**WHAT NEEDS TO BE DONE**
Find how many lines in the data below include the word "this", then write only that number.

>> start ENTRIES PROVIDED

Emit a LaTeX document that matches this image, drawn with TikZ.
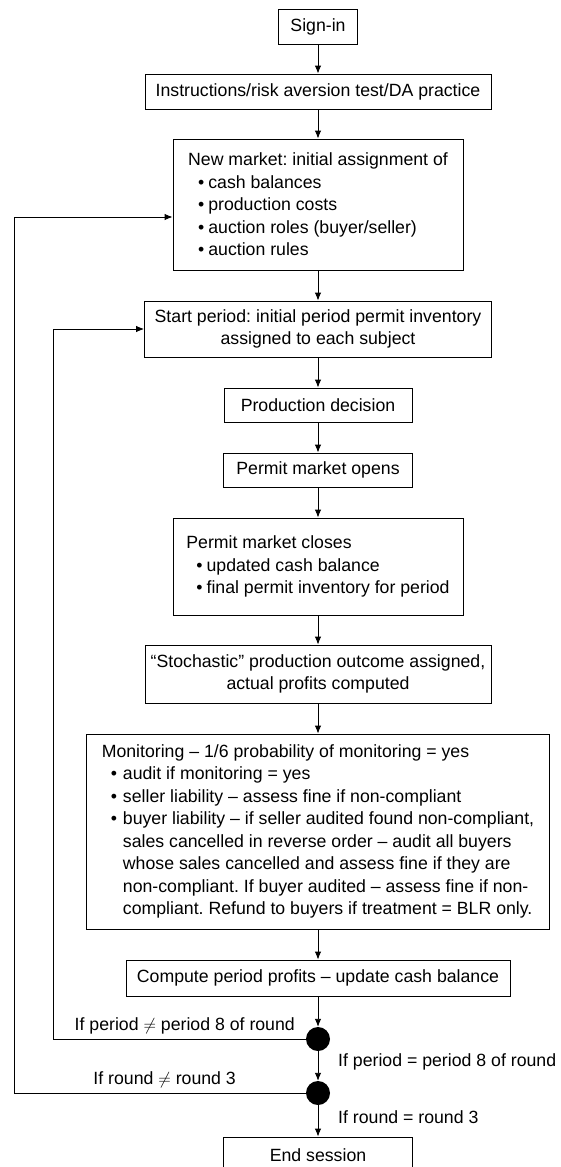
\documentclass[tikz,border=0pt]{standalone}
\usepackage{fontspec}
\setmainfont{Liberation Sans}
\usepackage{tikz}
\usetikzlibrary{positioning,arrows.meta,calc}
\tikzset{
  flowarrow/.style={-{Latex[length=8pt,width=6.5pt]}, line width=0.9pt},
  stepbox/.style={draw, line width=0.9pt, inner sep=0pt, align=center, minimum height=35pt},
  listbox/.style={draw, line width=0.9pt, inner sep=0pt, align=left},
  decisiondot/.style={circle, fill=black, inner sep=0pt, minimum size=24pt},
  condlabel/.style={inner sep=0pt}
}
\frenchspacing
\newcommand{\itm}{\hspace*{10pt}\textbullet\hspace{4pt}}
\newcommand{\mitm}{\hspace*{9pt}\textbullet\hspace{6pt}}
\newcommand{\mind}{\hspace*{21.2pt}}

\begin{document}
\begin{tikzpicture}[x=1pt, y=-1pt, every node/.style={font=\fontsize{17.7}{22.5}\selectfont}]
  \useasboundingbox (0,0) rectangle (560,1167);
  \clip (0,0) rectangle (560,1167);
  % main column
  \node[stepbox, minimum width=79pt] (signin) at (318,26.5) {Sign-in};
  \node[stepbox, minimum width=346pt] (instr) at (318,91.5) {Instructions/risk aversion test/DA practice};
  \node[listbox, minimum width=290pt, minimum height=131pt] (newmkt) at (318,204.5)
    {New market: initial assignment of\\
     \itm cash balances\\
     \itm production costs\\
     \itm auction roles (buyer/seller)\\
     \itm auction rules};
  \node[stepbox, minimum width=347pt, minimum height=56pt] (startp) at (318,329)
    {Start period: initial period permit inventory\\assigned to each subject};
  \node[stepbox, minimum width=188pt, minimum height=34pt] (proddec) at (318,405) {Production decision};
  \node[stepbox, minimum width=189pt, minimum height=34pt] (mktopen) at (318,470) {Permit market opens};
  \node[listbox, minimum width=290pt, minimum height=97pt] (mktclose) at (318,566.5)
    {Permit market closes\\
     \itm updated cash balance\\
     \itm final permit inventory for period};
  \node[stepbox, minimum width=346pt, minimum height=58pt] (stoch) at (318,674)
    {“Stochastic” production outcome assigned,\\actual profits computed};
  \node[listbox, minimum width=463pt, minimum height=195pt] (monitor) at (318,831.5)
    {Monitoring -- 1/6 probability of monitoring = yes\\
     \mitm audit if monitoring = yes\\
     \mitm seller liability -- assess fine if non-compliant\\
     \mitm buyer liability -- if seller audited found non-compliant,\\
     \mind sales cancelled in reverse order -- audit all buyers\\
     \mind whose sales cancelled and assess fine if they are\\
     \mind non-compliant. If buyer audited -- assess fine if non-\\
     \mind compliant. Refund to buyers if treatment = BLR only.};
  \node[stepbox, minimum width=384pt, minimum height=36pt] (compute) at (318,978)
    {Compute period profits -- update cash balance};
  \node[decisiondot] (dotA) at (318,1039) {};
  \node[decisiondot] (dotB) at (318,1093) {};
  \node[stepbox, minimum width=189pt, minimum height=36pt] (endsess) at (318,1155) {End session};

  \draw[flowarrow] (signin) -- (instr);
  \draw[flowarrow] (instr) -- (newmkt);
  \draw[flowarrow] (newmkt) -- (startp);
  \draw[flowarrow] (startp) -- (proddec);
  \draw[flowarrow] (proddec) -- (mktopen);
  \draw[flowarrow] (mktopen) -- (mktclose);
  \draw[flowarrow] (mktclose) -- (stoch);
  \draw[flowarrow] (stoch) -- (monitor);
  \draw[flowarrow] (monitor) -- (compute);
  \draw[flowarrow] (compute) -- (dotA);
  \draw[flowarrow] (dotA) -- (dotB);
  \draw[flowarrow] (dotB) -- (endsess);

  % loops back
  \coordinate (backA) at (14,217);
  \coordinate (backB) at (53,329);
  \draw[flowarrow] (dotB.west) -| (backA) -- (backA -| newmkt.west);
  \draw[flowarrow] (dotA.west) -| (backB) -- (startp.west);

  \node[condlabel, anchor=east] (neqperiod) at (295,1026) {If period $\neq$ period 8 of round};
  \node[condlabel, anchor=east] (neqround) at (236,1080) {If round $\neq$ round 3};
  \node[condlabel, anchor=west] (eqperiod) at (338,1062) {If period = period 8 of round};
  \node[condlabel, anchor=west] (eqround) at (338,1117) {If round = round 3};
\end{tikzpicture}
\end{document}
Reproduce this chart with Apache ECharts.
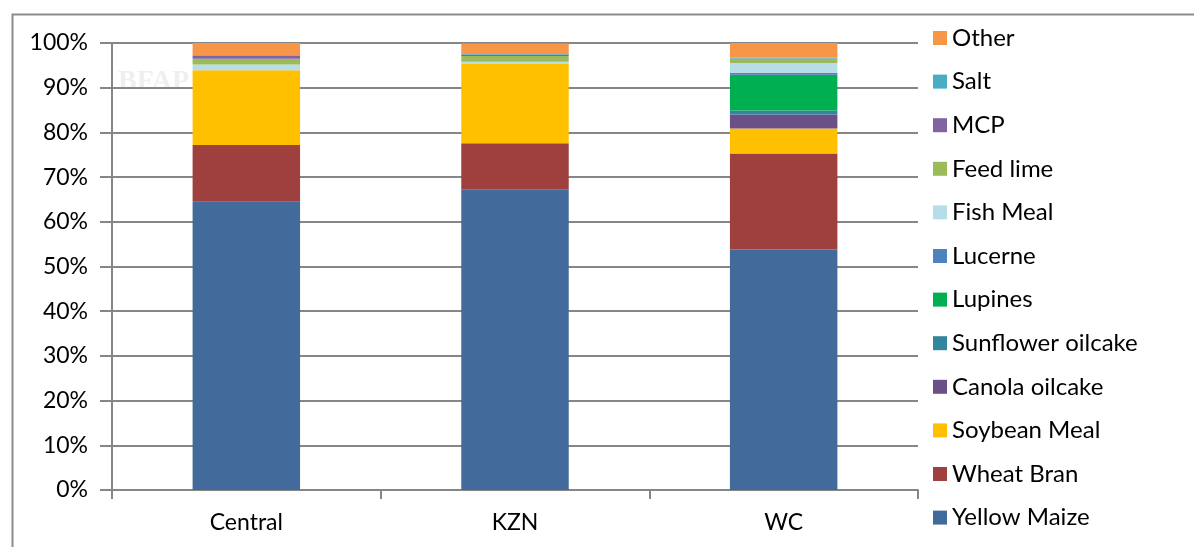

>> end ENTRIES PROVIDED

**CORRECT ANSWER**
2